I have sent you a PM

Colin


----------



## BrianJP

*Re: rear tyre mix a problem?*



papaken said:


> My thoughts are do i have the same pressure in the rear tyres as the Michelin says 80 psi or is this to hard? Must i drop the Michelin pressure to keep both rear tyres the same? not used to dealing with mixed tyres.


Firstly Its not ideal mixing two different tyres on same axle although in practice vehicles often end up with this.However as Iam not sure ,is the Matador is a specific motorhome tyre ? as if not it wont be the same construction as the Michelin XC and there could be an issue there.Personally I would have wanted to start off with 4 new tyres all the same.If it is a non motorhome tyre then the inflation pressure will be lower than for a motorhome tyre for any given load.
This is obviously not ideal, and I am suprised that a tyre fitter would do this as the tyre characterisics will be different.
I am sure though that are many owners out there with all kinds of tyres mixed on their vehicles.
Regarding pressure ,if you are reading the Michelin figure of 80psi from the sidewall then this is the max pressure for the tyre.( Although the Fiat Ducato manual for example quotes pressures of 80psi front and rear for motorhomes which is rediculously high).
In my case the vehicle has a maxweight of 3400kg and the pressures for max axle weights from the Tyres safety table for motorhome tyres are 58 front and 65 rear , although continental recommend 73rear as I said previously because of weight shift on the vehicle rear end.
Of course your camper will be different depending on axle weights which is why a vist to weighbridge is recommended.
Hope this is of some help. I was faced with a similar situation recently when I bought a motorhome and having no info on pressures from the manufacturer ,only what it said in the Fiat base vehicle manual I read lots of posts here and contacted Continental who are very helpful and also used the tyre safety chart 
to arrive at a good working pressure for my vehicle.


----------



## papaken

*tyre mix*

going through all your suggestions and after a visit to a weighbridge will finally sort them out, just checked and the spare isa michelin so maybe i will put that with the other on the rear, will post my eventual results.


----------



## BrianJP

*Re: tyre mix*



papaken said:


> going through all your suggestions and after a visit to a weighbridge will finally sort them out, just checked and the spare isa michelin so maybe i will put that with the other on the rear, will post my eventual results.

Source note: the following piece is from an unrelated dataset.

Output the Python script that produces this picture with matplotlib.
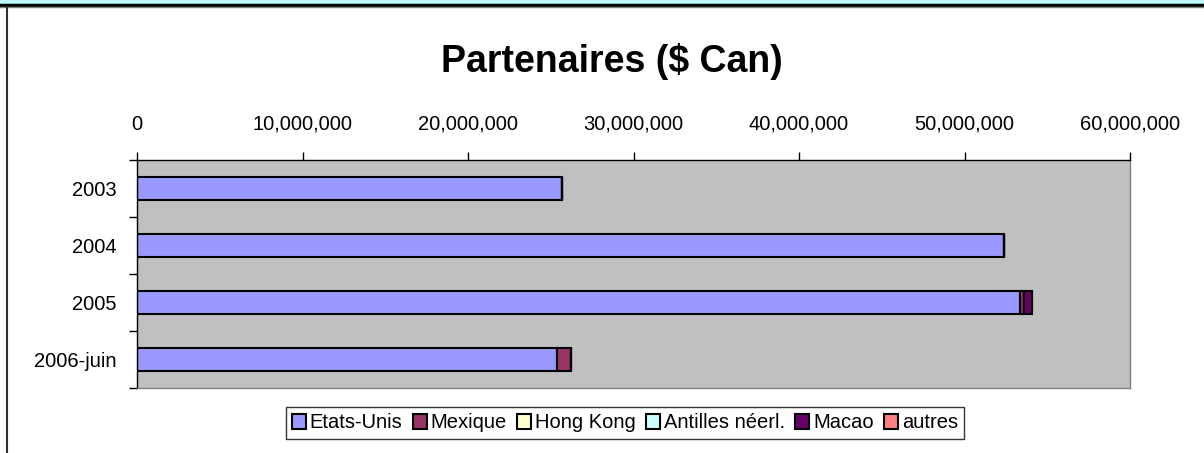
import numpy as np
import matplotlib
matplotlib.use("Agg")
import matplotlib.pyplot as plt
from matplotlib.ticker import FuncFormatter, FixedLocator

plt.rcParams['font.family'] = ['Liberation Sans', 'DejaVu Sans']

# data
years = ["2003", "2004", "2005", "2006-juin"]
partners = ["Etats-Unis", "Mexique", "Hong Kong", "Antilles néerl.", "Macao", "autres"]
etats_unis = [25680000, 52400000, 53350000, 25400000]
mexique = [0, 0, 250000, 800000]
hong_kong = [0, 0, 0, 0]
antilles = [0, 0, 0, 0]
macao = [0, 0, 450000, 0]
autres = [0, 0, 0, 0]
colors = ["#9999FF", "#993366", "#FFFFCC", "#CCFFFF", "#660066", "#FF8080"]

series = [etats_unis, mexique, hong_kong, antilles, macao, autres]

fig = plt.figure(figsize=(12.04, 4.53), dpi=100)

# frame bits of the surrounding sheet
fig.patches.append(plt.Rectangle((0, 1 - 3/453), 1, 3/453, transform=fig.transFigure,
                                 color="#BFF7F7", zorder=0))
fig.add_artist(plt.Line2D([0, 1], [1 - 4.5/453, 1 - 4.5/453], transform=fig.transFigure,
                          color="black", lw=2.5))
fig.add_artist(plt.Line2D([0, 1], [1 - 6.5/453, 1 - 6.5/453], transform=fig.transFigure,
                          color="#808080", lw=1))
fig.add_artist(plt.Line2D([6.5/1204, 6.5/1204], [0, 1 - 7/453], transform=fig.transFigure,
                          color="#303030", lw=1.5))

ax = fig.add_axes([137/1204, 1 - 388/453, (1130-137)/1204, (388-160)/453])
ax.set_facecolor("#C0C0C0")

y = np.arange(len(years))
left = np.zeros(len(years))
for name, vals, c in zip(partners, series, colors):
    vals = np.array(vals, dtype=float)
    ax.barh(y, vals, left=left, height=0.4, color=c, edgecolor="black",
            linewidth=1.5, label=name)
    left += vals

ax.set_xlim(0, 60000000)
ax.set_ylim(len(years) - 0.5, -0.5)
ax.xaxis.tick_top()
ax.xaxis.set_major_locator(FixedLocator(np.arange(0, 60000001, 10000000)))
ax.xaxis.set_major_formatter(FuncFormatter(lambda v, p: f"{int(v):,}"))
ax.set_yticks(y)
ax.set_yticklabels(years)
ax.yaxis.set_minor_locator(FixedLocator(np.arange(-0.5, len(years), 1)))
ax.tick_params(axis="y", which="major", length=0, labelsize=14.5, pad=15)
ax.tick_params(axis="y", which="minor", length=6, width=1, direction="out")
ax.tick_params(axis="x", length=6, width=1, direction="out", labelsize=14.5, pad=13)

for s in ["bottom", "right"]:
    ax.spines[s].set_color("#808080")
    ax.spines[s].set_linewidth(1)
for s in ["left", "top"]:
    ax.spines[s].set_color("black")
    ax.spines[s].set_linewidth(1)

fig.text(612/1204, 1 - 62/453, "Partenaires ($ Can)", ha="center", va="center",
         fontsize=27, fontweight="bold")

leg = fig.legend(loc="center", bbox_to_anchor=(625/1204, 1 - 423/453), ncol=6,
                 frameon=True, fancybox=False, edgecolor="black", fontsize=14.5,
                 handlelength=0.7, handleheight=0.7, handletextpad=0.2,
                 columnspacing=0.5, borderpad=0.3, borderaxespad=0)
leg.get_frame().set_linewidth(1)
for h in leg.legend_handles:
    h.set_linewidth(1.5)

fig.savefig("out.png", dpi=100)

Thats what I would do however check manufacturing dates on the Michelins.Tyre age and condition of tyrewalls is far more important than tread level.


----------



## bungy69

So...i thought...Hmm ill go have a look at mine

So, all 4 tyres are Conti 215/70 R15 CP with a max load rating of 1030kg @69psi but there is some small writing just by the rim which basically says, as Motorhomes are special things they can be inflated above the maximum stated to 5.5 bar (79.7 psi)

now mine has a max MTPLM of 3500Kg (very common i guess) so no issues there, but why state a max and then state an even higher one in small writing (always read the small print eh?) for MH's???


----------



## BrianJP

bungy69 said:


> So...i thought...Hmm ill go have a look at mine
> 
> So, all 4 tyres are Conti 215/70 R15 CP with a max load rating of 1030kg @69psi but there is some small writing just by the rim which basically says, as Motorhomes are special things they can be inflated above the maximum stated to 5.5 bar (79.7 psi)
> 
> now mine has a max MTPLM of 3500Kg (very common i guess) so no issues there, but why state a max and then state an even higher one in small writing (always read the small print eh?) for MH's???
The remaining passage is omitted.